Family problems, like divorce, finances, and who forgot to bring the mashed potatoes to Thanksgiving, can only affect your business if you let them, so keep family issues separate from the business as much as possible. If the differing opinions are about how the business should be run, consider separating into subsidiaries or different businesses altogether, like the Hunt family. Originally founded as Hunt Oil Company, they branched out into multiple divisions in energy and even separate organizations focused in real estate and agribusiness as children and grandchildren independently entered into other new ventures. For the most part, it has kept them out of court and each other’s hair. Your familial relationship should be, in the long-term, far more important than the business, and separation may actually be the best way to keep everyone together.
3. Make hiring decisions based on talent, not blood.
Just because your son wants to work in the family business doesn’t mean he’s necessarily qualified to be CFO. Hiring family members who don’t have the appropriate experience can be risky to the bottom line, and will ultimately cause stress in your organization. As Rupert Murdoch once said about News Corporation’s split, and his intention not to hand the reigns directly over to his son, “Yes, as a father, I’d like to see my children [involved], if they want to be. But we’re not holding that position open for Lachlan or anyone else…they have to earn it”.
4. Get help from outsiders.
The best person to provide guidance to your business may be an impartial third party. Business disputes among family members can be more personal and emotional than among non-related coworkers, and an outside advisor can help coach you through a disagreement without siding with one person. As Eric Schmidt, former Executive Chairman of Google, said, “Everybody needs a coach…Somebody who can watch what they’re doing and give them perspective. The one thing people are never good at is seeing themselves as others see them. A coach really, really helps.”
5. Develop a succession plan.
Close to half of family business owners have no plan in place for handing power over to the next generation, according to the Family Business Institute. Leaving control in the hands of one founding individual who has no intention of retiring may seem like a fine idea now, but the lack of a plan can actually cause political conflict and divisions within your organization well before a successor is named. A living, changeable plan that is frequently revisited and updated based on changes in the company, commitment, passions, or even health will help to diffuse clashes between potential successors.
6. Don’t cling to the past.
Many family businesses have traditions and ways of doing things, but in order to move forward, you have to be willing to change too. Consider Joel Osteen, Pastor of mega-church Lakewood Church here in Houston. Since his father’s passing more than two decades ago, Joel has taken it to an entirely new level, from the feed store where his father founded the church in 1959 to its present home, the former Houston Rockets stadium. Your children may have more strategic vision and appetite for your brand than you ever even considered, if given the opportunity.
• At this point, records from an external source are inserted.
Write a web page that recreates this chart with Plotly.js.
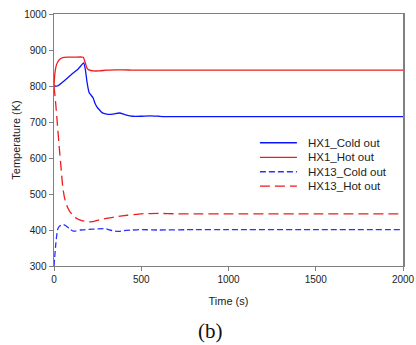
<!DOCTYPE html>
<html><head><meta charset="utf-8">
<script src="https://cdn.plot.ly/plotly-3.0.1.min.js"></script>
<style>html,body{margin:0;padding:0;background:#fff;}#chart{width:416px;height:345px;}</style>
</head><body><div id="chart"></div>
<script>
const seriesNames = ["HX1_Cold out", "HX1_Hot out", "HX13_Cold out", "HX13_Hot out"];

const hx1ColdT = [0, 20, 60, 100, 140, 170, 180, 188, 195, 202, 212, 225, 235, 245, 260, 275, 290, 310, 340, 375, 410, 450, 500, 550, 600, 650, 700, 800, 1000, 1500, 2000];
const hx1ColdV = [800, 800, 815, 832, 848, 864, 845, 815, 795, 781, 775, 766, 752, 743, 734, 726, 723, 721, 722, 725, 720, 716, 716, 717, 716, 715, 715, 715, 715, 715, 715];

const hx1HotT = [0, 5, 15, 30, 50, 80, 120, 168, 178, 190, 200, 225, 260, 300, 350, 400, 450, 500, 600, 800, 1000, 1500, 2000];
const hx1HotV = [800, 835, 860, 873, 879, 880, 880, 880, 866, 849, 845, 842, 842, 844, 845, 845, 844, 844, 844, 844, 844, 844, 844];

const hx13ColdT = [0, 10, 20, 30, 45, 55, 70, 90, 110, 125, 150, 200, 250, 290, 320, 350, 375, 400, 450, 500, 600, 800, 1000, 1500, 2000];
const hx13ColdV = [300, 360, 400, 410, 414, 415, 411, 403, 397, 397, 400, 402, 403, 404, 400, 397, 396, 398, 400, 401, 400, 401, 401, 401, 401];

const hx13HotT = [0, 10, 20, 30, 40, 50, 60, 75, 90, 110, 130, 160, 190, 220, 260, 300, 360, 420, 500, 600, 700, 800, 1000, 1500, 2000];
const hx13HotV = [800, 750, 690, 630, 575, 520, 490, 466, 452, 440, 432, 426, 423, 423, 428, 432, 437, 441, 445, 446, 445, 445, 445, 445, 445];

const xTicks = [0, 500, 1000, 1500, 2000];
const yTicks = [300, 400, 500, 600, 700, 800, 900, 1000];

const colors = ["#0a14ff", "#ee1c1c", "#2a32ff", "#ee1c1c"];
const dashes = ["solid", "solid", "6px,3px", "10px,5px"];

const seriesT = [hx1ColdT, hx1HotT, hx13ColdT, hx13HotT];
const seriesV = [hx1ColdV, hx1HotV, hx13ColdV, hx13HotV];

const traces = seriesNames.map((n, i) => ({
  x: seriesT[i], y: seriesV[i], name: n, mode: "lines", showlegend: false,
  line: {color: colors[i], width: 1.3, dash: dashes[i], shape: "spline", smoothing: 0.4}
}));

const axisFont = {family: "Liberation Sans, Arial, sans-serif", size: 10, color: "#222"};
const titleFont = {family: "Liberation Sans, Arial, sans-serif", size: 11, color: "#222"};

// legend (built from seriesNames)
const legY = [0.489, 0.431, 0.374, 0.317];
const shapes = [];
const annotations = [];
seriesNames.forEach((n, i) => {
  shapes.push({type: "line", xref: "paper", yref: "paper", x0: 0.590, x1: 0.696, y0: legY[i], y1: legY[i],
               line: {color: colors[i], width: 1.3, dash: dashes[i]}});
  annotations.push({text: n, xref: "paper", yref: "paper", x: 0.726, y: legY[i], xanchor: "left", yanchor: "middle",
                    showarrow: false, borderpad: 0, font: {family: "Liberation Sans, Arial, sans-serif", size: 11.5, color: "#222"}});
});
annotations.push({text: "(b)", xref: "paper", yref: "paper", x: 0.447, y: -0.258, xanchor: "center", yanchor: "middle",
                  showarrow: false, borderpad: 0, font: {family: "Liberation Serif, Times New Roman, serif", size: 21, color: "#111"}});

const layout = {
  width: 416, height: 345,
  margin: {l: 54, r: 13, t: 14, b: 79},
  paper_bgcolor: "#fff", plot_bgcolor: "#fff",
  showlegend: false,
  xaxis: {range: [0, 2000], tickvals: xTicks, ticktext: xTicks.map(String), showgrid: false, zeroline: false,
          showline: true, linecolor: "#808080", linewidth: 1, mirror: true,
          ticks: "outside", ticklen: 4, tickcolor: "#808080", tickfont: axisFont, automargin: false,
          title: {text: "Time (s)", font: titleFont, standoff: 13}},
  yaxis: {range: [300, 1000], tickvals: yTicks, ticktext: yTicks.map(String), showgrid: false, zeroline: false,
          showline: true, linecolor: "#808080", linewidth: 1.5, mirror: true,
          ticks: "outside", ticklen: 4, tickcolor: "#808080", tickfont: axisFont, automargin: false,
          title: {text: "Temperature (K)", font: titleFont, standoff: 1}},
  shapes: shapes,
  annotations: annotations
};

Plotly.newPlot("chart", traces, layout, {displayModeBar: false, staticPlot: true});
</script></body></html>
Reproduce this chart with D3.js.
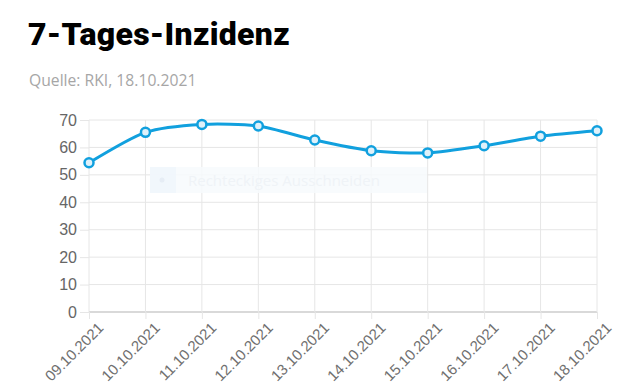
<!DOCTYPE html>
<html>
<head>
<meta charset="utf-8">
<script src="https://cdn.jsdelivr.net/npm/d3@7"></script>
<style>
  body { margin: 0; background: #fff; }
  svg { display: block; }
</style>
</head>
<body>
<svg id="chart" width="640" height="391"></svg>
<script>
// data
const dates = ["09.10.2021", "10.10.2021", "11.10.2021", "12.10.2021", "13.10.2021",
               "14.10.2021", "15.10.2021", "16.10.2021", "17.10.2021", "18.10.2021"];
const incidence = [54.4, 65.5, 68.4, 67.8, 62.7, 58.8, 58.0, 60.6, 64.1, 66.1];
const yTicks = [0, 10, 20, 30, 40, 50, 60, 70];

const title = "7-Tages-Inzidenz";
const source = "Quelle: RKI, 18.10.2021";

const svg = d3.select("#chart");
const margin = {left: 89, right: 43, top: 120, bottom: 79};
const width = 640, height = 391;

const x = d3.scalePoint()
    .domain(dates)
    .range([margin.left, width - margin.right]);

const y = d3.scaleLinear()
    .domain([0, 70])
    .range([height - margin.bottom, margin.top]);

// header
svg.append("text")
    .attr("x", 28).attr("y", 45)
    .attr("font-family", "Roboto, sans-serif")
    .attr("font-weight", 900)
    .attr("font-size", 32)
    .attr("letter-spacing", 0.3)
    .attr("fill", "#000")
    .text(title);

svg.append("text")
    .attr("x", 29).attr("y", 86)
    .attr("font-family", "'Open Sans', sans-serif")
    .attr("font-size", 15.7)
    .attr("fill", "#a6a6a6")
    .text(source);

// horizontal grid + y labels
const yAxis = svg.append("g")
    .attr("transform", `translate(${margin.left},0)`)
    .call(d3.axisLeft(y).tickValues(yTicks).tickSize(9).tickPadding(3)
        .tickFormat(d3.format("d")));
yAxis.select(".domain").remove();
yAxis.selectAll(".tick line").attr("stroke", "#e6e6e6");
yAxis.selectAll(".tick text")
    .attr("font-family", "'Liberation Sans', Arial, sans-serif")
    .attr("font-size", 16)
    .attr("fill", "#666");

svg.append("g").selectAll("line")
    .data(yTicks)
    .join("line")
    .attr("x1", margin.left).attr("x2", width - margin.right)
    .attr("y1", d => y(d)).attr("y2", d => y(d))
    .attr("stroke", d => d === 0 ? "#b3b3b3" : "#e6e6e6")
    .attr("stroke-width", 1);

// vertical grid + x labels
const xAxis = svg.append("g")
    .attr("transform", `translate(0,${y(0)})`)
    .call(d3.axisBottom(x).tickSize(7).tickPadding(4));
xAxis.select(".domain").remove();
xAxis.selectAll(".tick line").attr("stroke", "#e6e6e6");
xAxis.selectAll(".tick text")
    .attr("font-family", "'Liberation Sans', Arial, sans-serif")
    .attr("font-size", 15)
    .attr("fill", "#707070")
    .attr("text-anchor", "end")
    .attr("dy", "0.3em")
    .attr("transform", "translate(4,6) rotate(-45)");

svg.append("g").selectAll("line")
    .data(dates)
    .join("line")
    .attr("x1", d => x(d)).attr("x2", d => x(d))
    .attr("y1", y(70)).attr("y2", y(0))
    .attr("stroke", "#e6e6e6");

// the faint snipping-tool overlay seen in the picture
const ov = svg.append("g");
ov.append("rect").attr("x", 150).attr("y", 167).attr("width", 277).attr("height", 26)
    .attr("fill", "#f7fafd").attr("opacity", 0.85);
ov.append("rect").attr("x", 150).attr("y", 167).attr("width", 26).attr("height", 26)
    .attr("fill", "#f0f6fc").attr("opacity", 0.85);
ov.append("circle").attr("cx", 162).attr("cy", 180).attr("r", 2.5).attr("fill", "#e6edf5");
ov.append("text").attr("x", 188).attr("y", 186)
    .attr("font-family", "'Open Sans', sans-serif")
    .attr("font-size", 15)
    .attr("fill", "#eff3f7")
    .text("Rechteckiges Ausschneiden");

// line
const line = d3.line()
    .x((d, i) => x(dates[i]))
    .y(d => y(d))
    .curve(d3.curveCardinal.tension(0.25));

svg.append("path")
    .datum(incidence)
    .attr("fill", "none")
    .attr("stroke", "#11a0de")
    .attr("stroke-width", 3)
    .attr("d", line);

svg.append("g").selectAll("circle")
    .data(incidence)
    .join("circle")
    .attr("cx", (d, i) => x(dates[i]))
    .attr("cy", d => y(d))
    .attr("r", 4.5)
    .attr("fill", "#dff1fa")
    .attr("stroke", "#11a0de")
    .attr("stroke-width", 2.5);
</script>
</body>
</html>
Do as the Waltons do. Like the Walmart family, keep all family members in the loop on company decisions, even if they decide to be merely shareholders and not part of the ultimate succession plan. Once a year, the Walton family gathers at the matriarch’s house for presentations from senior executives on issues or decisions affecting the company. Whether or not everyone is directly involved, it is important for all family members to feel a connection beyond just the dividends they receive. Walmart Board Member and former Chairman Rob Walton remarked, "We want the next generation to be actively involved and to be good stewards of this company."
With active involvement, discussion, and passion trickling down through the generations, the family is much more likely to stay committed to the organization and keep it healthy and successful for decades to come.
Article updated on January 30, 2020.